Hedge funds are more than just simple investment firms trying to generate positive returns. They are more than just the result of simple model output or the musing of a portfolio manager. The best hedge funds are "systems". Hedge funds are no different than a factory processing plant which is a production system. The outputs from the system are ultimately returns and the raw input is information. The investment management of the fund is the processing of the inputs to ensure alpha generation that is repeatable with a high level of quality control. To conduct good due diligence requires understanding the hedge fund system from raw inputs to the delivery of the output.
Different managers have different quality control and different investment processes. They offer different product lines and they show different combinations of alpha and beta. The purpose of due diligence is to understand the factory, get inside the plant, and determine whether the complete process is repeatable and adaptable. You cannot tell the quality of the factory process by just looking at the output. You will never know if you just got lucky with the output or if there is actual skill. You also want to determine whether the hedge fund is a skilled artisan who has skills that may not be easily taught or whether the factory is scalable because the process is repeatable through computer models.
The focus on system design is distinct and a different way of thinking about the investment process. Yes, there are investment artisans which we admire, but they may not be able to handle scale, multiple accounts, and a changing business environment. The process may not be broken down into a system. A true investment system is self-repairing and adaptable.

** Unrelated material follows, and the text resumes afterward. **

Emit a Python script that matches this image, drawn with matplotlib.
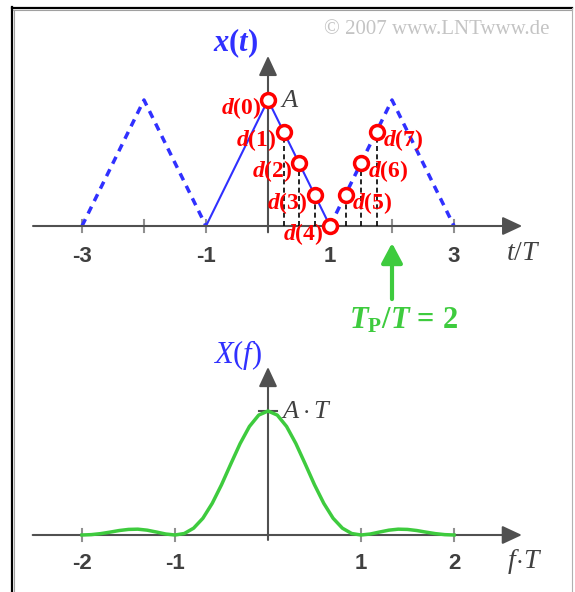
import matplotlib.pyplot as plt
from matplotlib.lines import Line2D

plt.rcParams.update({
    'mathtext.fontset': 'custom',
    'mathtext.rm': 'Liberation Serif',
    'mathtext.it': 'Liberation Serif:italic',
    'mathtext.bf': 'Liberation Serif:bold',
    'mathtext.bfit': 'Liberation Serif:bold:italic',
})

# upper graph: periodic triangle x(t) and its samples d(k)
t_vertices = [-3, -2, -1, 0, 1, 2, 3]
x_vertices = [0, 1, 0, 1, 0, 1, 0]
t_samples = [0, 0.25, 0.5, 0.75, 1.0, 1.25, 1.5, 1.75]
d_values = [1.0, 0.75, 0.5, 0.25, 0.0, 0.25, 0.5, 0.75]
t_ticks = [-3, -2, -1, 1, 2, 3]
t_ticklabels = ['-3', '', '-1', '1', '', '3']
period = 2

# lower graph: spectrum X(f)
f_points = [-2.0, -1.9, -1.8, -1.7, -1.6, -1.5, -1.4, -1.3, -1.2, -1.1,
            -1.0, -0.9, -0.8, -0.7, -0.6, -0.5, -0.4, -0.3, -0.2, -0.1,
            0.0, 0.1, 0.2, 0.3, 0.4, 0.5, 0.6, 0.7, 0.8, 0.9,
            1.0, 1.1, 1.2, 1.3, 1.4, 1.5, 1.6, 1.7, 1.8, 1.9, 2.0]
X_values = [0.0, 0.003, 0.011, 0.023, 0.036, 0.045, 0.047, 0.039, 0.024, 0.008,
            0.0, 0.012, 0.055, 0.135, 0.255, 0.405, 0.573, 0.737, 0.875, 0.967,
            1.0, 0.967, 0.875, 0.737, 0.573, 0.405, 0.255, 0.135, 0.055, 0.012,
            0.0, 0.008, 0.024, 0.039, 0.047, 0.045, 0.036, 0.023, 0.011, 0.003, 0.0]
f_ticks = [-2, -1, 1, 2]
f_ticklabels = ['-2', '-1', '1', '2']

AXIS = '#505050'
LABEL = '#404040'
BLUE = '#3030ff'
RED = '#ff0000'
GREEN = '#3ecb3e'

W, H = 575, 592
fig = plt.figure(figsize=(W / 100, H / 100), dpi=100)
fig.patch.set_facecolor('white')

# axes placed so that the data units match the original pixel layout
ax1 = fig.add_axes([0, (H - 330) / H, 1, 330 / H])
ax1.set_xlim(-268 / 62, (W - 268) / 62)
ax1.set_ylim((226 - 330) / 126, 226 / 126)
ax2 = fig.add_axes([0, 0, 1, (H - 330) / H])
ax2.set_xlim(-268 / 93, (W - 268) / 93)
ax2.set_ylim((535 - H) / 124, (535 - 330) / 124)
for ax in (ax1, ax2):
    ax.set_axis_off()
    ax.patch.set_alpha(0)

arrow = dict(arrowstyle='-|>,head_length=0.6,head_width=0.28', color=AXIS,
             lw=1.5, mutation_scale=20, shrinkA=0, shrinkB=0)

# ---- upper graph ----
ax1.annotate('', xy=(4.1, 0), xytext=(-3.79, 0), arrowprops=arrow)
ax1.annotate('', xy=(0, 1.35), xytext=(0, -0.05), arrowprops=arrow)
for t in t_ticks:
    ax1.plot([t, t], [-0.05, 0.05], color='#909090', lw=1.5, zorder=2)
for t, lab in zip(t_ticks, t_ticklabels):
    ax1.text(t, -0.24, lab, ha='center', va='center', fontsize=16,
             fontweight='bold', family='Liberation Sans', color=LABEL)

ax1.plot(t_vertices[:3], x_vertices[:3], color=BLUE, lw=2.5, dashes=(2.2, 1.8))
ax1.plot(t_vertices[4:], x_vertices[4:], color=BLUE, lw=2.5, dashes=(2.2, 1.8))
ax1.plot(t_vertices[2:5], x_vertices[2:5], color=BLUE, lw=1.5)

for t, d in zip(t_samples[1:], d_values[1:]):
    ax1.plot([t, t], [0, d], color='black', lw=1.2, dashes=(3, 2), zorder=3)
ax1.plot(t_samples, d_values, 'o', ms=10, mfc='white', mec=RED, mew=2.5,
         zorder=5)
for k, (t, d) in enumerate(zip(t_samples, d_values)):
    left = k <= 4
    ax1.annotate(r'$\mathbfit{d}\mathbf{(%d)}$' % k, (t, d),
                 xytext=(-5 if left else 5, -6), textcoords='offset points',
                 ha='right' if left else 'left', va='center', fontsize=17,
                 color=RED, zorder=6)

ax1.text(0.2, 1.0, r'$A$', ha='left', va='center', fontsize=19, color=LABEL)
ax1.text(-0.16, 1.45, r'$\mathbfit{x}\mathbf{(}\mathbfit{t}\mathbf{)}$',
         ha='right', va='center', fontsize=22, color=BLUE)
ax1.text(4.11, -0.21, r'$t/T$', ha='center', va='center', fontsize=20,
         color=LABEL)

ax1.annotate('', xy=(period, -0.135), xytext=(period, -0.58),
             arrowprops=dict(arrowstyle='-|>,head_length=0.6,head_width=0.32',
                             color=GREEN, lw=3, mutation_scale=20,
                             shrinkA=0, shrinkB=0))
ax1.text(period + 0.18, -0.75,
         r'$\mathbfit{T}_{\mathbf{P}}\mathbf{/}\mathbfit{T}\,\mathbf{=}\,\mathbf{%d}$' % period,
         ha='center', va='center', fontsize=22, color=GREEN)

fig.text(437 / W, 1 - 30 / H, '\u00a9 2007 www.LNTwww.de', ha='center',
         va='center', fontsize=15, family='Liberation Serif', color='#c4c4c4')

# ---- lower graph ----
ax2.annotate('', xy=(2.73, 0), xytext=(-2.53, 0), arrowprops=arrow)
ax2.annotate('', xy=(0, 1.355), xytext=(0, -0.04), arrowprops=arrow)
for f in f_ticks:
    ax2.plot([f, f], [-0.05, 0.05], color='#909090', lw=1.5, zorder=2)
ax2.plot([-0.1, 0.1], [1.0, 1.0], color=AXIS, lw=1.5, zorder=2)
for f, lab in zip(f_ticks, f_ticklabels):
    ax2.text(f, -0.23, lab, ha='center', va='center', fontsize=16,
             fontweight='bold', family='Liberation Sans', color=LABEL)

ax2.plot(f_points, X_values, color=GREEN, lw=2.5, solid_joinstyle='round',
         zorder=3)
ax2.text(0.14, 1.0, r'$A\cdot T$', ha='left', va='center', fontsize=19,
         color=LABEL)
ax2.text(-0.06, 1.45, r'$X(f)$', ha='right', va='center', fontsize=22,
         color=BLUE)
ax2.text(2.76, -0.21, r'$f\!\cdot\! T$', ha='center', va='center',
         fontsize=20, color=LABEL)

# picture frame
fig.add_artist(Line2D([11.5 / W, 572 / W], [1 - 8 / H, 1 - 8 / H],
                      color='black', lw=1.6))
fig.add_artist(Line2D([12 / W, 12 / W], [0, 1 - 7 / H], color='black', lw=1.6))
fig.add_artist(Line2D([13.5 / W, 572 / W], [1 - 10 / H, 1 - 10 / H],
                      color='#a0a0a0', lw=0.8))
fig.add_artist(Line2D([14 / W, 14 / W], [0, 1 - 10 / H], color='#a0a0a0', lw=0.8))
fig.add_artist(Line2D([572 / W, 572 / W], [0, 1 - 8 / H], color='#b0b0b0', lw=0.8))

fig.savefig('out.png', dpi=100)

Thinking through the system approach starts with the function and purpose of the hedge fund firm. The easy response is that the purpose is to generate returns, but a system analysis has to look deeper at the elements that allow the process to work and the feedback loop for how the system will adjust. This requires a review of how the parts of the investment process are interconnected or how return analysis is fed back into the research process. We learn about the purpose of the fund through its behavior and not its words.
Taking this factory or engineering approach to the hedge fund system means walking through all of the parts of the process that are necessary for success. If the manager is a quant, a review of data processing is required. If it a value investor, the quality of meetings with management may be more important. Form follows purpose and behavior. This is more than just looking at performance.